Подходит мать и начинает рвать души присутствующих. «Как тебе, мой любимый сыночек, было больно! и почему я не заслонила тебя собой? Что мы без тебя будем делать? Твои красивые ручки никогда не дотронутся до меня! Ты всех хотел защитить! Как тебе было больно!» Наконец-то мать отводят. Становится легче. Почему-то плач матери воспринимается как упрек. Он погиб, а ты? Стыдно смотреть на убитого мужчину. Стыдно быть мужчиной, считать себя мужчиной и стоять со здоровыми руками и ногами у гроба мужика, погибшего за идеи, которые ты поддерживал на митингах, за которые голосовал. Он-то пошел до конца. А ты? Покричал на митингах и в кусты? Люди с автоматами на плече отстаивают твои идеи, не так ли? Их совесть не мучает. Они сделали выбор. А ты? Ты прячешься за их спины и выдумываешь сотни убедительных для тебя отговорок. Стар. Не служил в армии. И прочее.

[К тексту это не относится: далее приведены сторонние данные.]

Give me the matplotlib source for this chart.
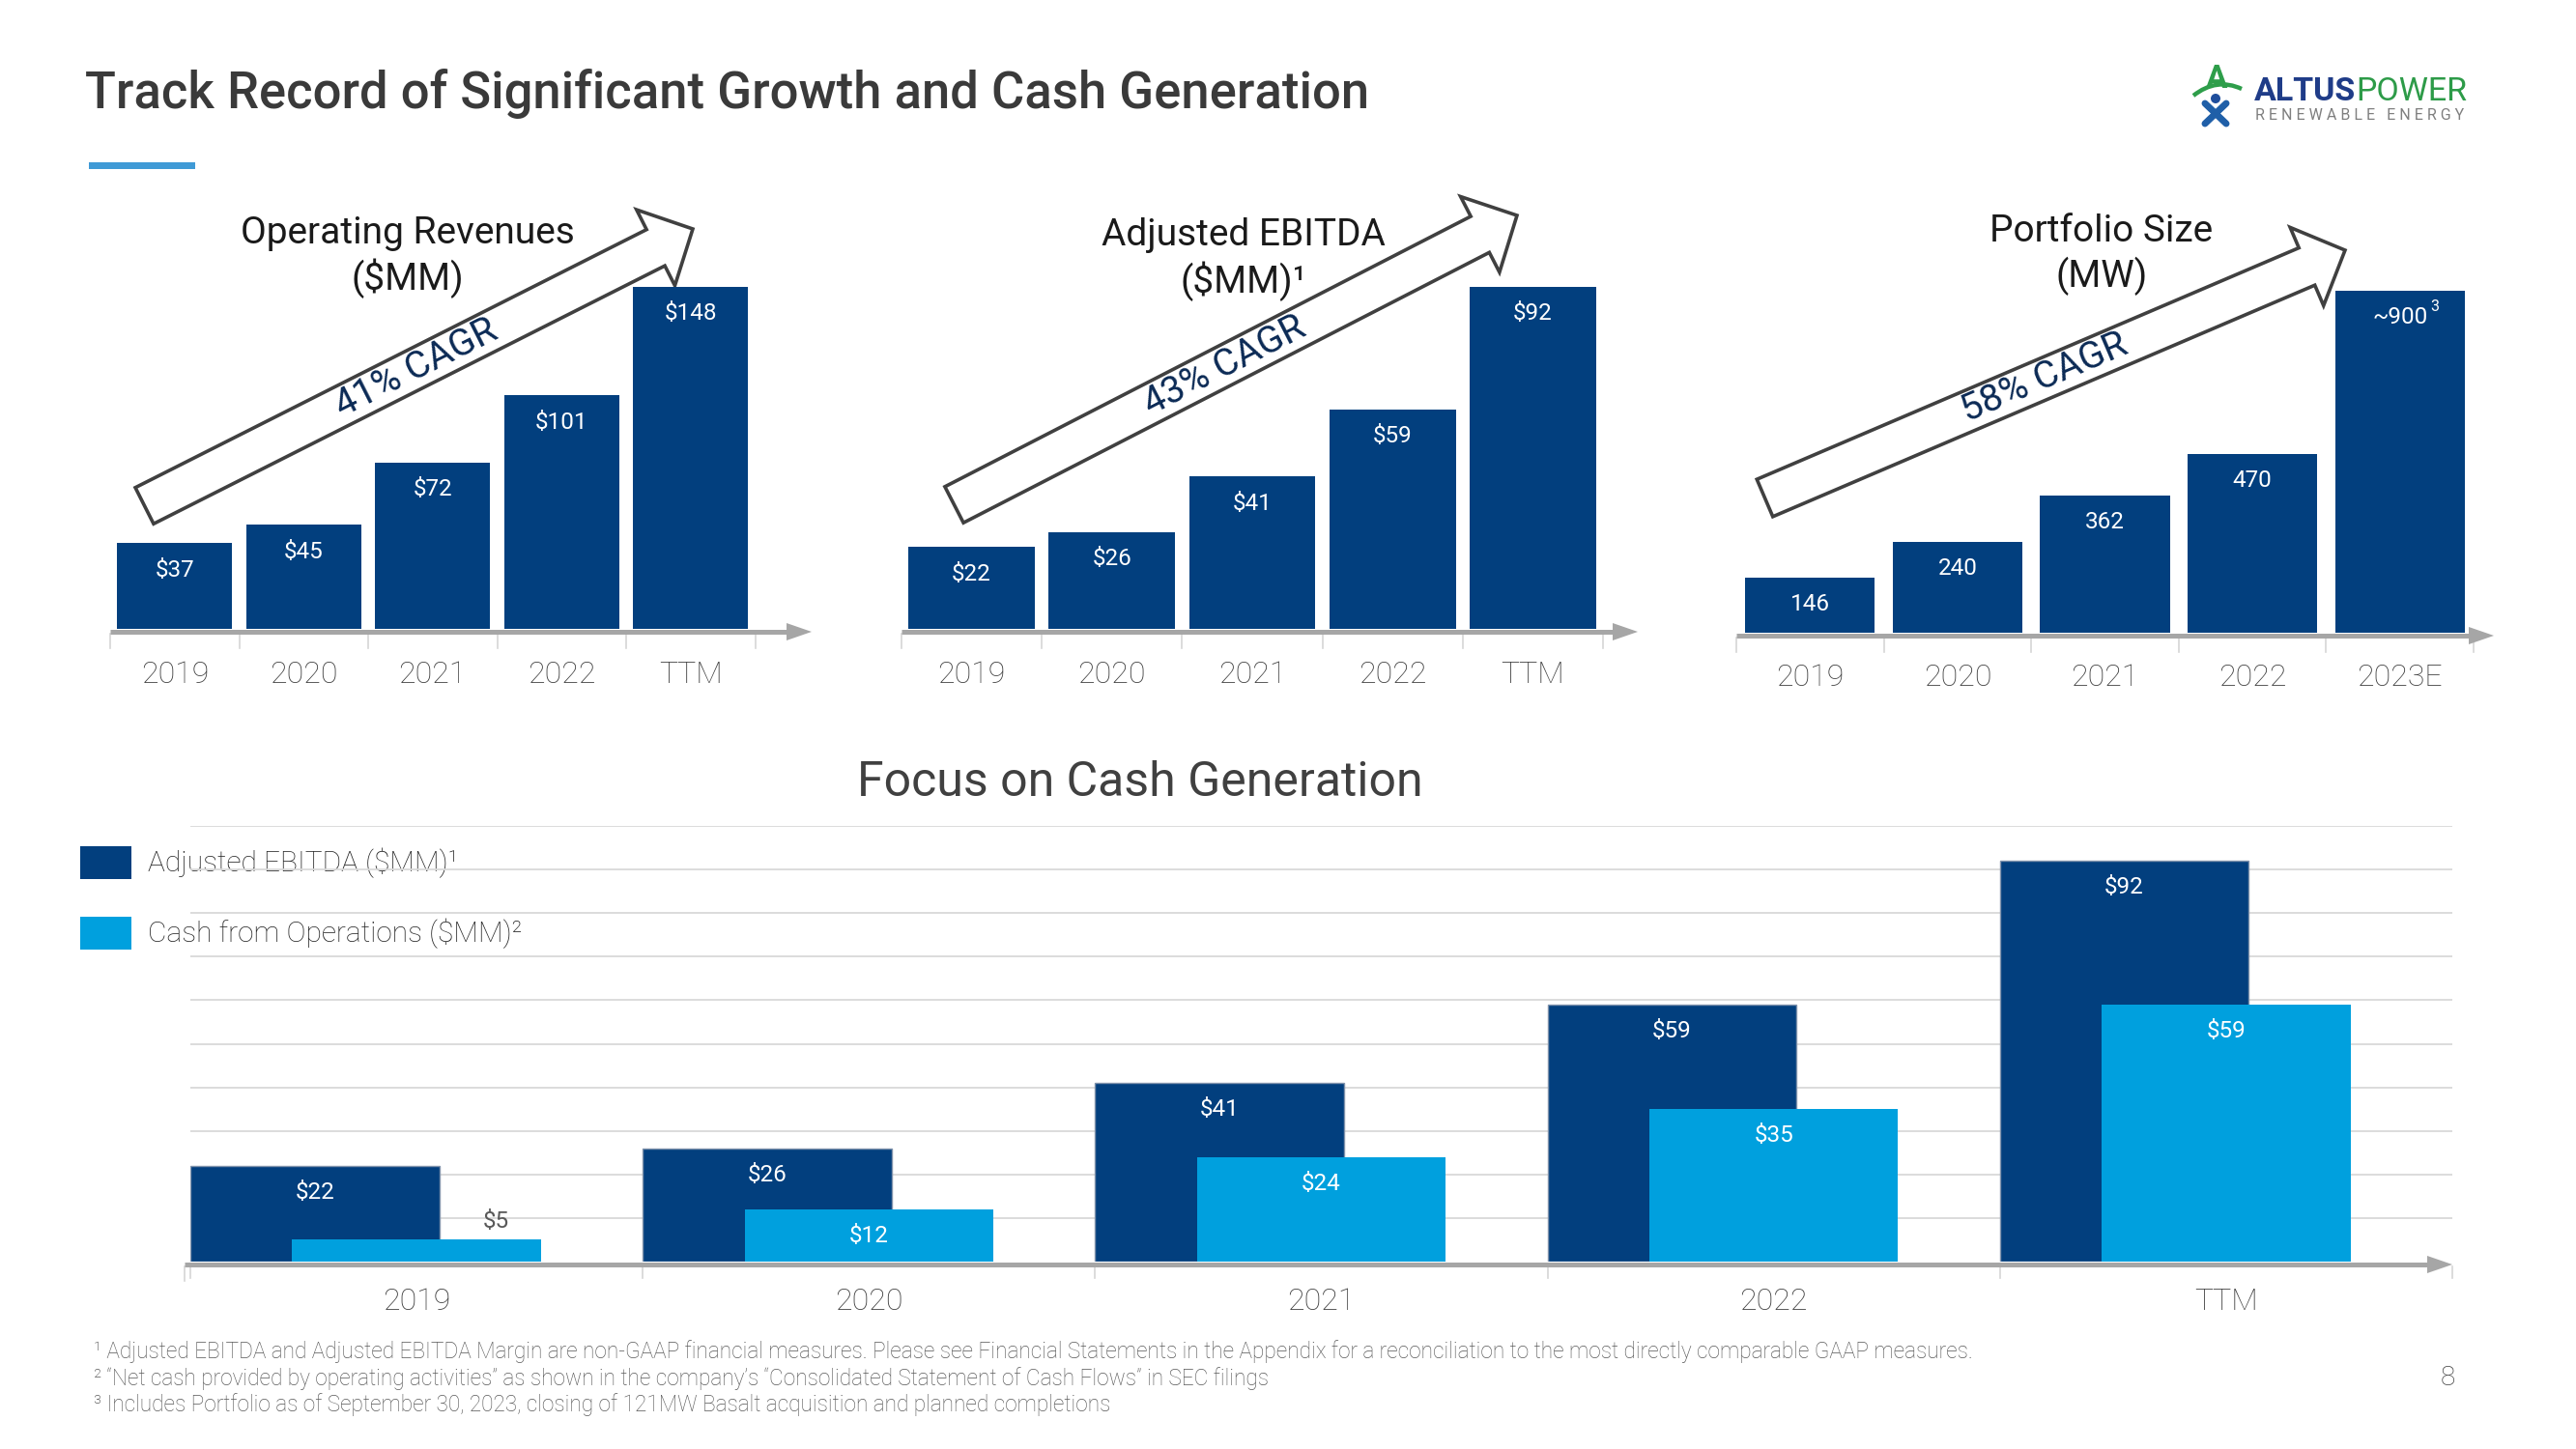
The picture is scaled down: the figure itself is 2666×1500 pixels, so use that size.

Ваня распоряжается умело, с толком. Голос приятный. Решения верные. Движения пластичные. Подвижное лицо и обрывки грамотно построенных фраз выдают человека, обтесанного высшим образованием. От ДК Куйбышева поехали к Планетарию, где жил погибший. Гроб постоял. Я не подходил. Коллеги матери погибшего тихо перебрасывались словами. Вспоминали, как погибший, еще мальчиком, не знающим свою судьбу, приходил с мамой на работу. Женщина лет 55-60 говорит, глядя на мелкого, бараньего веса, ополченца: «Куда этот шкет лезет? Он что, сможет меня защитить?» Стоящий рядом мужчина отвечает, что в современной войне рост и вес не главное. Надо уметь обращаться с оружием. Надо уметь воевать. Молчание. Начинают говорить на посторонние темы. Понимаю: про себя думают, что погиб глупо. Надо было прогнуться, потерпеть. Все не так страшно. Нет никакого фашизма. Жизнь ведь одна и прочее.